Why should you have a vision for your company?

Posted by

Surely you have heard of such a thing as a company vision. Of course, you’ve heard that there is such a thing, that it would be appropriate to have one, to arrange it, to formulate it. Just what is it actually and why does anyone need such a “thing”? On top of that, we are often confused about the difference between vision and mission, and mission is confused with strategic goals, so let’s start from the beginning.

Do you realize that everything starts with a big want? This may not be a very businesslike statement and you won’t find it in any management textbooks, but no enterprise would be created if the owners or employees of the company didn’t want something very much and didn’t want to pursue their dreams. Such a dream about your company – what it will be like after a year or after five years – allows you to move forward and overcome difficulties, which are always greatest at the beginning (further on they also seem greatest, but that’s not quite true…).

When is the company’s vision created? Well, most often not when you want it. If you want to make an appointment with your partners or employees at 9:00 a.m. a week from now for a vision meeting, it’s not exactly a good idea. Of course, at some point you will have to sit down, discuss thoughts together, write something, correct, edit. But this is not that stage! For now, wait for your own thoughts….

A vision of a company, a venture, a project or a selected business of a company is most often formed when we have a glare on some matter we are concerned with. Such a picture of the future appears in our imagination suddenly, as if from nowhere. However, we need to remember it well and try to operationalize it (a difficult word, operationalize means translate) into a company’s mission (or venture) and then into goals.

When, as a young doctoral student, a specialist in management, I was hired at the Department of Radio and Television at the University of Silesia in Katowice (today the K. Kieslowski Film School), in addition to working with – as it later turned out – wonderful students and contacts with outstanding filmmakers, I was given a completely unusual task for me: to make WRiTV international!

I had a big problem with this – I didn’t know what, how, when, with whom… That is, I couldn’t answer any of the manager’s basic questions. One day I walked into the student bar at our old headquarters in Katowice OPT and saw a Pole, a Ukrainian and a Turkish girl (who was, in fact, our only foreign student) at the table. And then I got a dazzle – suddenly I saw such an international company at all the tables in the room. Suddenly it was crowded and bustling with different languages. I sensed with my senses what we want to achieve in a few years.

I ran to my room and quickly wrote down a simple vision for WRiTV: We are a fully international film school, being among the top five film schools in Central and Eastern Europe. From this vision came the signing of more than 80 agreements with other European universities, hundreds of Erasmus students, dozens of foreign professors teaching with us, etc. When I finished my work as Pro-Dean of the Film School, we were the most internationalized department at the University of Silesia in Katowice, leaving our competitors in other cities far behind. None of this would have existed if not for the vision….

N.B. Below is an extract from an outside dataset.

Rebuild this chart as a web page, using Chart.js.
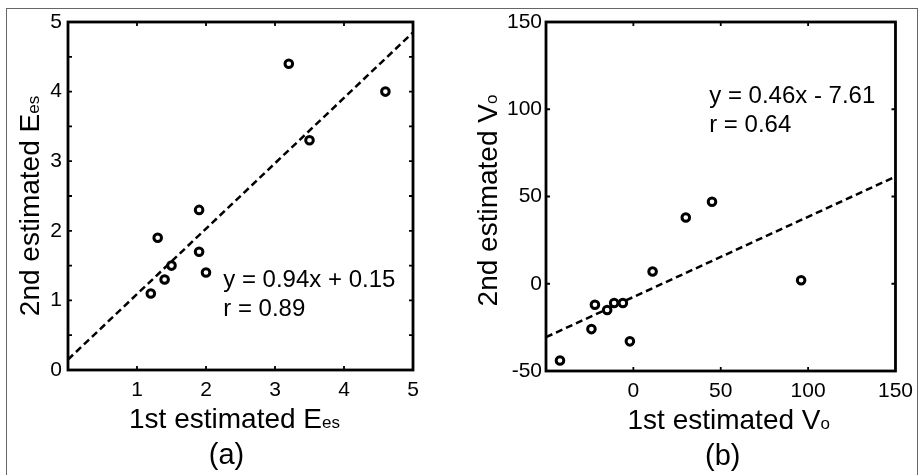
<!DOCTYPE html>
<html lang="en">
<head>
  <meta charset="UTF-8">
  <title>Estimated E_es and V_o, 1st vs 2nd</title>
  <script src="https://cdn.jsdelivr.net/npm/chart.js"></script>
  <style>
    body {
      margin: 0;
      background: #fff;
      width: 921px;
      height: 475px;
      overflow: hidden;
      position: relative;
      font-family: "Liberation Sans", Arial, sans-serif;
    }
    .frame {
      position: absolute;
      left: 6px;
      top: 8px;
      width: 910px;
      height: 500px;
      border: 1px solid #666;
      border-bottom: none;
    }
    .panel {
      position: absolute;
      top: 0;
    }
  </style>
</head>
<body>
  <div class="frame"></div>
  <canvas id="chartA" class="panel" width="460" height="475" style="left:0"></canvas>
  <canvas id="chartB" class="panel" width="461" height="475" style="left:460px"></canvas>

  <script>
    // panel (a): elastic estimate, first vs second run
    const esFirst  = [1.2, 1.3, 1.4, 1.5, 1.9, 1.9, 2.0, 3.2, 3.5, 4.6];
    const esSecond = [1.1, 1.9, 1.3, 1.5, 2.3, 1.7, 1.4, 4.4, 3.3, 4.0];
    const esSlope = 0.94;
    const esIntercept = 0.15;
    const esR = 0.89;

    // panel (b): V0 estimate, first vs second run
    const voFirst  = [-42, -24, -22, -15, -11, -6, -2, 11, 30, 45, 96];
    const voSecond = [-44, -26, -12, -15, -11, -11, -33, 7, 38, 47, 2];
    const voSlope = 0.46;
    const voIntercept = -7.61;
    const voR = 0.64;

    const FONT = '"Liberation Sans", Arial, sans-serif';

    function pairs(xs, ys) {
      return xs.map((x, i) => ({ x: x, y: ys[i] }));
    }

    function fitLine(slope, intercept, lo, hi) {
      return [
        { x: lo, y: slope * lo + intercept },
        { x: hi, y: slope * hi + intercept }
      ];
    }

    function fmtEq(slope, intercept) {
      const sign = intercept < 0 ? ' - ' : ' + ';
      return 'y = ' + slope.toFixed(2) + 'x' + sign + Math.abs(intercept).toFixed(2);
    }

    // draws a label made of [text, size] parts, with smaller parts sitting on the baseline
    function partsWidth(ctx, parts) {
      let w = 0;
      parts.forEach(p => {
        ctx.font = p[1] + 'px ' + FONT;
        w += ctx.measureText(p[0]).width;
      });
      return w;
    }
    function drawParts(ctx, parts, x, y) {
      ctx.textAlign = 'left';
      ctx.textBaseline = 'alphabetic';
      parts.forEach(p => {
        ctx.font = p[1] + 'px ' + FONT;
        ctx.fillText(p[0], x, y);
        x += ctx.measureText(p[0]).width;
      });
    }

    // inward tick marks on all four sides + heavy box
    const boxPlugin = {
      id: 'boxTicks',
      afterDatasetsDraw(chart) {
        const ctx = chart.ctx;
        const a = chart.chartArea;
        const xs = chart.scales.x, ys = chart.scales.y;
        const len = 4;
        ctx.save();
        ctx.strokeStyle = '#000';
        ctx.lineWidth = 1.8;
        ctx.beginPath();
        xs.ticks.forEach(t => {
          if (t.value <= xs.min || t.value >= xs.max) return;
          const px = xs.getPixelForValue(t.value);
          ctx.moveTo(px, a.bottom); ctx.lineTo(px, a.bottom - len);
          ctx.moveTo(px, a.top); ctx.lineTo(px, a.top + len);
        });
        ys.ticks.forEach(t => {
          if (t.value <= ys.min || t.value >= ys.max) return;
          const py = ys.getPixelForValue(t.value);
          ctx.moveTo(a.left, py); ctx.lineTo(a.left + len, py);
          ctx.moveTo(a.right, py); ctx.lineTo(a.right - len, py);
        });
        ctx.stroke();
        ctx.lineWidth = 2.8;
        ctx.strokeRect(a.left, a.top, a.right - a.left, a.bottom - a.top);
        ctx.restore();
      }
    };

    // axis titles with subscripts, fit equation and panel tag
    const textPlugin = {
      id: 'panelText',
      afterDraw(chart, args, opts) {
        const ctx = chart.ctx;
        const a = chart.chartArea;
        const xs = chart.scales.x, ys = chart.scales.y;
        ctx.save();
        ctx.fillStyle = '#000';

        // x title
        let w = partsWidth(ctx, opts.xTitle);
        drawParts(ctx, opts.xTitle, (a.left + a.right) / 2 + opts.xTitleShift - w / 2, a.bottom + 58);

        // y title, rotated
        w = partsWidth(ctx, opts.yTitle);
        ctx.save();
        ctx.translate(a.left - opts.yTitleGap, (a.top + a.bottom) / 2 + opts.yTitleShift);
        ctx.rotate(-Math.PI / 2);
        drawParts(ctx, opts.yTitle, -w / 2, 0);
        ctx.restore();

        // equation and correlation
        const ex = xs.getPixelForValue(opts.eqAt[0]);
        const ey = ys.getPixelForValue(opts.eqAt[1]);
        drawParts(ctx, [[opts.eq, 24]], ex, ey);
        drawParts(ctx, [[opts.r, 24]], ex, ey + 29);

        // panel tag
        ctx.font = '29px ' + FONT;
        ctx.textAlign = 'center';
        ctx.textBaseline = 'middle';
        ctx.fillText(opts.tag, (a.left + a.right) / 2 + opts.tagShift, a.bottom + 86);
        ctx.restore();
      }
    };

    function makePanel(canvasId, cfg) {
      return new Chart(document.getElementById(canvasId), {
        data: {
          datasets: [
            {
              type: 'scatter',
              data: pairs(cfg.xs, cfg.ys),
              pointRadius: 3.8,
              pointBorderWidth: 3,
              pointBorderColor: '#000',
              pointBackgroundColor: '#fff'
            },
            {
              type: 'line',
              data: fitLine(cfg.slope, cfg.intercept, cfg.xMin, cfg.xMax),
              borderColor: '#000',
              borderWidth: 2.5,
              borderDash: [7, 4],
              pointRadius: 0,
              fill: false
            }
          ]
        },
        options: {
          responsive: false,
          animation: false,
          layout: { padding: { top: 22, left: 0, right: cfg.padRight, bottom: 0 } },
          plugins: {
            legend: { display: false },
            tooltip: { enabled: false },
            panelText: cfg.text
          },
          scales: {
            x: {
              type: 'linear',
              min: cfg.xMin, max: cfg.xMax,
              grid: { display: false, drawTicks: false },
              border: { display: false },
              ticks: {
                stepSize: cfg.xStep,
                padding: 8,
                color: '#000',
                font: { family: FONT, size: 21 },
                callback: v => (v === cfg.xMin ? '' : v)
              },
              afterFit: s => { s.height = cfg.xAxisH; }
            },
            y: {
              type: 'linear',
              min: cfg.yMin, max: cfg.yMax,
              grid: { display: false, drawTicks: false },
              border: { display: false },
              ticks: {
                stepSize: cfg.yStep,
                padding: cfg.yPad,
                color: '#000',
                font: { family: FONT, size: 21 },
                callback: v => (Number.isInteger(v) ? v : '')
              },
              afterFit: s => { s.width = cfg.yAxisW; }
            }
          }
        },
        plugins: [boxPlugin, textPlugin]
      });
    }

    makePanel('chartA', {
      xs: esFirst, ys: esSecond,
      slope: esSlope, intercept: esIntercept,
      xMin: 0, xMax: 5, xStep: 1,
      yMin: 0, yMax: 5, yStep: 0.5,
      yAxisW: 68, xAxisH: 105, padRight: 47, yPad: 6,
      text: {
        xTitle: [['1st estimated E', 28], ['es', 17]],
        xTitleShift: -6,
        yTitle: [['2nd estimated E', 28], ['es', 17]],
        yTitleGap: 29, yTitleShift: 10,
        eq: fmtEq(esSlope, esIntercept),
        r: 'r = ' + esR.toFixed(2),
        eqAt: [2.25, 1.19],
        tag: '(a)', tagShift: -14
      }
    });

    makePanel('chartB', {
      xs: voFirst, ys: voSecond,
      slope: voSlope, intercept: voIntercept,
      xMin: -50, xMax: 150, xStep: 50,
      yMin: -50, yMax: 150, yStep: 50,
      yAxisW: 86, xAxisH: 104, padRight: 24, yPad: 4,
      text: {
        xTitle: [['1st estimated V', 28], ['o', 17]],
        xTitleShift: 8,
        yTitle: [['2nd estimated V', 28], ['o', 17]],
        yTitleGap: 49, yTitleShift: 4,
        eq: fmtEq(voSlope, voIntercept),
        r: 'r = ' + voR.toFixed(2),
        eqAt: [43.4, 103.6],
        tag: '(b)', tagShift: 2
      }
    });
  </script>
</body>
</html>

In summary, the vision of an organization (company or part of it) is its image in the future. It is a dream of the management (owners, employees), the realization of which the organization will strive to achieve by engaging all the necessary resources (!) and launching the appropriate processes (!).

The organization’s vision must answer questions in 5 areas:

1. who will be our audience? (Responsibility)

2. what problems will we solve? (Business domain)

3. what entities will cooperate or compete with us? (Business environment)

4. what will be the measures of success? (Standards of success)

5. what should be the operating principles of the organization? (Organization of the business)

In my opinion, the last question is not worth answering too early. It is also often difficult to put it in a short, concise way. Question 5 can be left until we clarify the organizational culture, which I will write about in future blog posts.

How do you properly write down the vision of your form in the form of answers to the above questions? Take a look at two examples. The first is for DHL, and the second is for LOT. The numbers in parentheses indicate the answers to the questions you read above.

DHL:

(1) Customers trust DHL Poland as a leading partner, providing (2) integrated express services and logistics solutions, being (3) an integral part of a multinational corporation. DHL Poland leads the logistics services (TSL) industry in terms of (4) quality, profitability and market share.

LOT:

LOT is the (3) first choice carrier (4) for (1) customers (2) traveling to and from Poland.